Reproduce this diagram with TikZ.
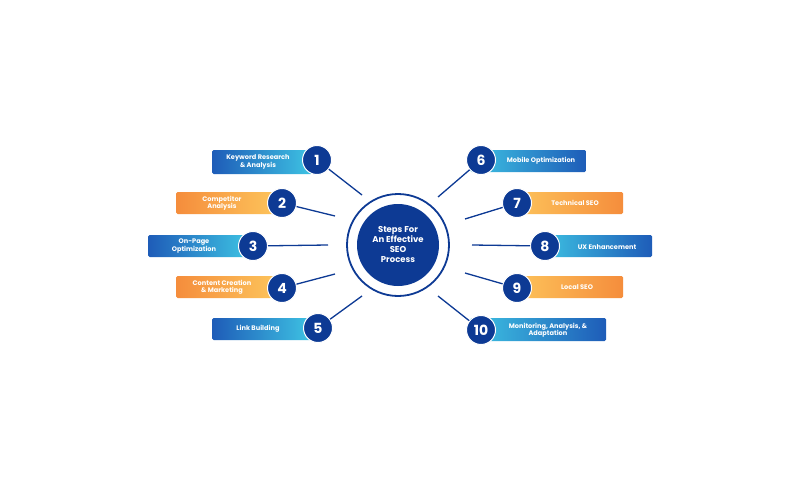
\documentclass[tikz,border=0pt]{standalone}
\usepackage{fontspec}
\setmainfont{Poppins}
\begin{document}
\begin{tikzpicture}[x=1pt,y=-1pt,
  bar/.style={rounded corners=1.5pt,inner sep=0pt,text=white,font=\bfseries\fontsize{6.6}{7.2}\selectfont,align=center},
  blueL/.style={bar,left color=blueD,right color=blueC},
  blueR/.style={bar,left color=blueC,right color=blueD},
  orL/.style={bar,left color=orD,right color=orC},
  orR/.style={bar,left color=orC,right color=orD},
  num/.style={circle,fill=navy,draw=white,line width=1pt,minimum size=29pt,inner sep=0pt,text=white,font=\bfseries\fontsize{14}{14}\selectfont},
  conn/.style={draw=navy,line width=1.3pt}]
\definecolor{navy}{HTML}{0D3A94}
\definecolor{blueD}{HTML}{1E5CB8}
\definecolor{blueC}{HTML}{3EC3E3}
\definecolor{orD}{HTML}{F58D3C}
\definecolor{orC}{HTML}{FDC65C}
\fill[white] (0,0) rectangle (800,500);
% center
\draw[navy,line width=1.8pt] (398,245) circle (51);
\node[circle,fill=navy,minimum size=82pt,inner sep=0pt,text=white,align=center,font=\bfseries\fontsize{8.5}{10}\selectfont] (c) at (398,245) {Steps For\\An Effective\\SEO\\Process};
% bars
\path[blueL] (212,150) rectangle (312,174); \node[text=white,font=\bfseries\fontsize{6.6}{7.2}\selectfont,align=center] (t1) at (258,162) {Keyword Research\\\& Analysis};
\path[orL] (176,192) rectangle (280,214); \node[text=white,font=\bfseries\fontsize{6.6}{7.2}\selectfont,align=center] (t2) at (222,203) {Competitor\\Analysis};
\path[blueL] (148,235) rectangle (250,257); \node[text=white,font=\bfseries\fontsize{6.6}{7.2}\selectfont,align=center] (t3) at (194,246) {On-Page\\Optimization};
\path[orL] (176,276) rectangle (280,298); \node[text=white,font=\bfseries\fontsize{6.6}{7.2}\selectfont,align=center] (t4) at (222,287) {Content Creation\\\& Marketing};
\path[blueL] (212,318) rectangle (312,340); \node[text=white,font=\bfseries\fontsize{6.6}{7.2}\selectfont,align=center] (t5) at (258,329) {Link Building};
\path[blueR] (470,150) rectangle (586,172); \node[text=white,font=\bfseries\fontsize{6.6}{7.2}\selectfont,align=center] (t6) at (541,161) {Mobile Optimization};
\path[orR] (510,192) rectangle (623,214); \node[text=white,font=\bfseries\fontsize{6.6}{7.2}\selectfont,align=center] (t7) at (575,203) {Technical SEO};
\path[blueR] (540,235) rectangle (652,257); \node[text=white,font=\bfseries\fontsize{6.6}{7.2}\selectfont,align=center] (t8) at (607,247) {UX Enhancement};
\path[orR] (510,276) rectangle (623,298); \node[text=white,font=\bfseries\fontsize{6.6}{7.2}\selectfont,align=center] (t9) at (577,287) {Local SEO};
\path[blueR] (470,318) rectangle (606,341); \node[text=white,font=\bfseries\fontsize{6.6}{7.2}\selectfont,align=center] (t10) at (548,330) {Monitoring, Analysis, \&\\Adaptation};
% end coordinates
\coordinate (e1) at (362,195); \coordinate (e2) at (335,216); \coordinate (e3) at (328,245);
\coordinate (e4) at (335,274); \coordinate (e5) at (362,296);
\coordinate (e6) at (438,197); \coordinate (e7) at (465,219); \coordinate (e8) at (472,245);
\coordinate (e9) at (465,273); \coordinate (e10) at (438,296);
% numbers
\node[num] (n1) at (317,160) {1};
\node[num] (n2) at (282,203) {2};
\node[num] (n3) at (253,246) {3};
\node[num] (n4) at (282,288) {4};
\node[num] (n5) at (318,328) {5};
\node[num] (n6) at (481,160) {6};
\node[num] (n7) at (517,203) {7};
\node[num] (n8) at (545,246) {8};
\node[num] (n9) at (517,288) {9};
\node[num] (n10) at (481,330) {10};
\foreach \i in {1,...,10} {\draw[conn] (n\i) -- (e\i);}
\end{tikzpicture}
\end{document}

==================================================

■ Work instructions ■
Leave the pictures out and copy the rest of the data exactly.

■ Reply to the exercise ■
Reproduce this diagram with TikZ.
\documentclass[tikz,border=0pt]{standalone}
\usepackage{fontspec}
\setmainfont{Poppins}
\begin{document}
\begin{tikzpicture}[x=1pt,y=-1pt,
  bar/.style={rounded corners=1.5pt,inner sep=0pt,text=white,font=\bfseries\fontsize{6.6}{7.2}\selectfont,align=center},
  blueL/.style={bar,left color=blueD,right color=blueC},
  blueR/.style={bar,left color=blueC,right color=blueD},
  orL/.style={bar,left color=orD,right color=orC},
  orR/.style={bar,left color=orC,right color=orD},
  num/.style={circle,fill=navy,draw=white,line width=1pt,minimum size=29pt,inner sep=0pt,text=white,font=\bfseries\fontsize{14}{14}\selectfont},
  conn/.style={draw=navy,line width=1.3pt}]
\definecolor{navy}{HTML}{0D3A94}
\definecolor{blueD}{HTML}{1E5CB8}
\definecolor{blueC}{HTML}{3EC3E3}
\definecolor{orD}{HTML}{F58D3C}
\definecolor{orC}{HTML}{FDC65C}
\fill[white] (0,0) rectangle (800,500);
% center
\draw[navy,line width=1.8pt] (398,245) circle (51);
\node[circle,fill=navy,minimum size=82pt,inner sep=0pt,text=white,align=center,font=\bfseries\fontsize{8.5}{10}\selectfont] (c) at (398,245) {Steps For\\An Effective\\SEO\\Process};
% bars
\path[blueL] (212,150) rectangle (312,174); \node[text=white,font=\bfseries\fontsize{6.6}{7.2}\selectfont,align=center] (t1) at (258,162) {Keyword Research\\\& Analysis};
\path[orL] (176,192) rectangle (280,214); \node[text=white,font=\bfseries\fontsize{6.6}{7.2}\selectfont,align=center] (t2) at (222,203) {Competitor\\Analysis};
\path[blueL] (148,235) rectangle (250,257); \node[text=white,font=\bfseries\fontsize{6.6}{7.2}\selectfont,align=center] (t3) at (194,246) {On-Page\\Optimization};
\path[orL] (176,276) rectangle (280,298); \node[text=white,font=\bfseries\fontsize{6.6}{7.2}\selectfont,align=center] (t4) at (222,287) {Content Creation\\\& Marketing};
\path[blueL] (212,318) rectangle (312,340); \node[text=white,font=\bfseries\fontsize{6.6}{7.2}\selectfont,align=center] (t5) at (258,329) {Link Building};
\path[blueR] (470,150) rectangle (586,172); \node[text=white,font=\bfseries\fontsize{6.6}{7.2}\selectfont,align=center] (t6) at (541,161) {Mobile Optimization};
\path[orR] (510,192) rectangle (623,214); \node[text=white,font=\bfseries\fontsize{6.6}{7.2}\selectfont,align=center] (t7) at (575,203) {Technical SEO};
\path[blueR] (540,235) rectangle (652,257); \node[text=white,font=\bfseries\fontsize{6.6}{7.2}\selectfont,align=center] (t8) at (607,247) {UX Enhancement};
\path[orR] (510,276) rectangle (623,298); \node[text=white,font=\bfseries\fontsize{6.6}{7.2}\selectfont,align=center] (t9) at (577,287) {Local SEO};
\path[blueR] (470,318) rectangle (606,341); \node[text=white,font=\bfseries\fontsize{6.6}{7.2}\selectfont,align=center] (t10) at (548,330) {Monitoring, Analysis, \&\\Adaptation};
% end coordinates
\coordinate (e1) at (362,195); \coordinate (e2) at (335,216); \coordinate (e3) at (328,245);
\coordinate (e4) at (335,274); \coordinate (e5) at (362,296);
\coordinate (e6) at (438,197); \coordinate (e7) at (465,219); \coordinate (e8) at (472,245);
\coordinate (e9) at (465,273); \coordinate (e10) at (438,296);
% numbers
\node[num] (n1) at (317,160) {1};
\node[num] (n2) at (282,203) {2};
\node[num] (n3) at (253,246) {3};
\node[num] (n4) at (282,288) {4};
\node[num] (n5) at (318,328) {5};
\node[num] (n6) at (481,160) {6};
\node[num] (n7) at (517,203) {7};
\node[num] (n8) at (545,246) {8};
\node[num] (n9) at (517,288) {9};
\node[num] (n10) at (481,330) {10};
\foreach \i in {1,...,10} {\draw[conn] (n\i) -- (e\i);}
\end{tikzpicture}
\end{document}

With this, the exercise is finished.